I’ve always been a writer. Since I can remember. I was always creating stories, that really made no sense at all. I was a star in the making. Then one day it just completely stopped. I lost all motivation to do anything creative.
Stories that I share with you will be different from the actual reality of the fact. I’m not making up what I’m writing, but because I have a steel heart in a glass case, I can’t tell the people of these events the truth. Say what you will, but life will not end; but go on.
So, I shall start at the beginning where it all went wrong.

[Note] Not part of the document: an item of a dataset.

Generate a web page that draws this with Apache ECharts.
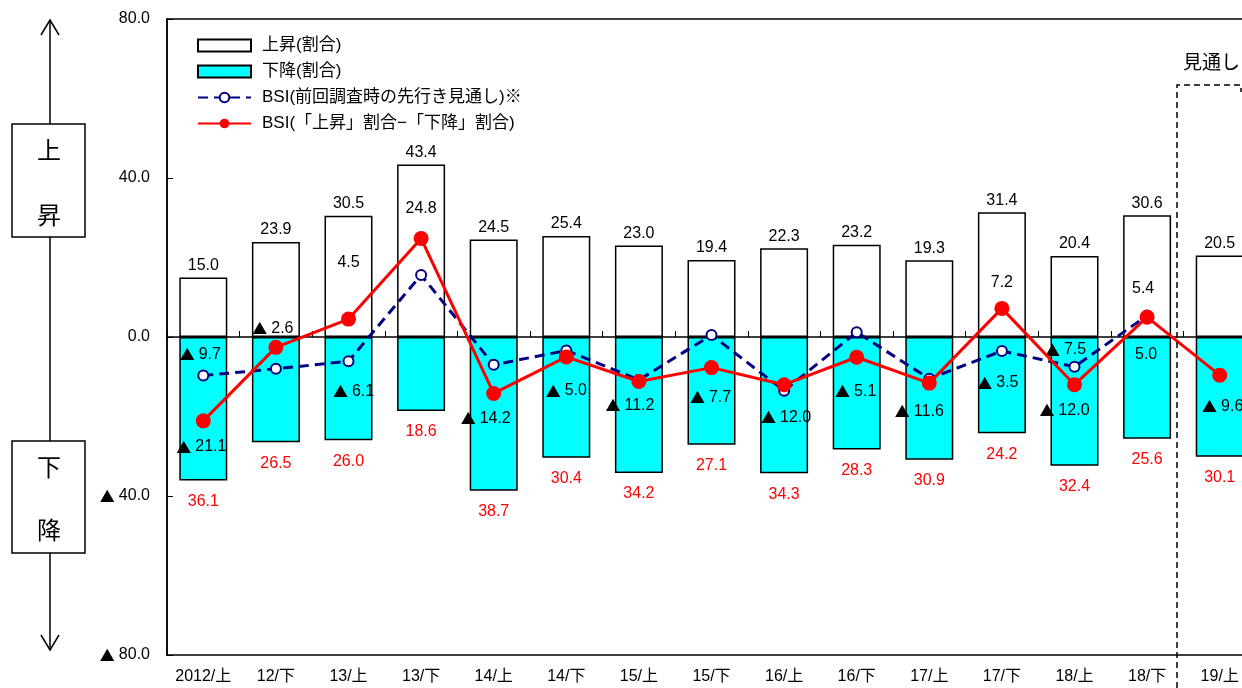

I was a beautiful baby girl born in the springtime. In the darkness of night, my cry was heard for miles. From what I’m told, I was never good at being a child. I was always fighting with my parents and my sister, and anyone that would listen. I have no memory of a lot of theses occurrences, but I know they happened. My dad has a lot to do with the anger that has haunted me for 20 years. He was always there, helping us, making sure we got what we wanted, feeding us, taking us where we wanted to go. At the same time, he was completely vacant. Never around, always busy with other things, too busy to talk to his children, too busy to come to school events, too busy to care. I’ve never forgiven him for it, and as much as I would like to never say this, I don’t believe I ever will. I blame him for the lack of respect I have for a lot of things. Its your fault dad; everything. My sister is walking on the same path as him. Telling her to take her own path is a useless concept. She’s got everything but nothing at all. She can’t take risks or make any dumb moves. She’s got epilepsy and no thyroid, so she’s got that. We’ve hated each other for absolutely no reason, since I was in my mother’s womb. In my perspective she’s completely jealous of my ability to have the fun she has never been able to have. Watching the strobe lights in a club pass you by as you drink just one more drink, or driving in the sunlight passing through the trees in and out of the shadows. That’s okay. We will be okay one day.
My mom. That’s enough to say about her. All of her love, patience, respect and happiness is all wrapped up in those two words. My mom, is the closest thing I’ve had to pure light. She lights up a room. Knows when to say the right thing and makes everything okay. Everything I am, is her doing. Two becomes one is a very important phrase around us. We are one person. We’ve been so close, shared our ups and downs, our laughter and our presence. We even share our depression with each other. If that’s all the love I get, then so be it, it’s enough. There’s not a lot to write about her, as my love for my mother is to big to put into words.
You’ve met my mom and dad, my sister, and myself. I think that’s enough pity for today’s storm. As I watch the rain pour and trees shake, I leave you on one note:
Life will always find a way to get better.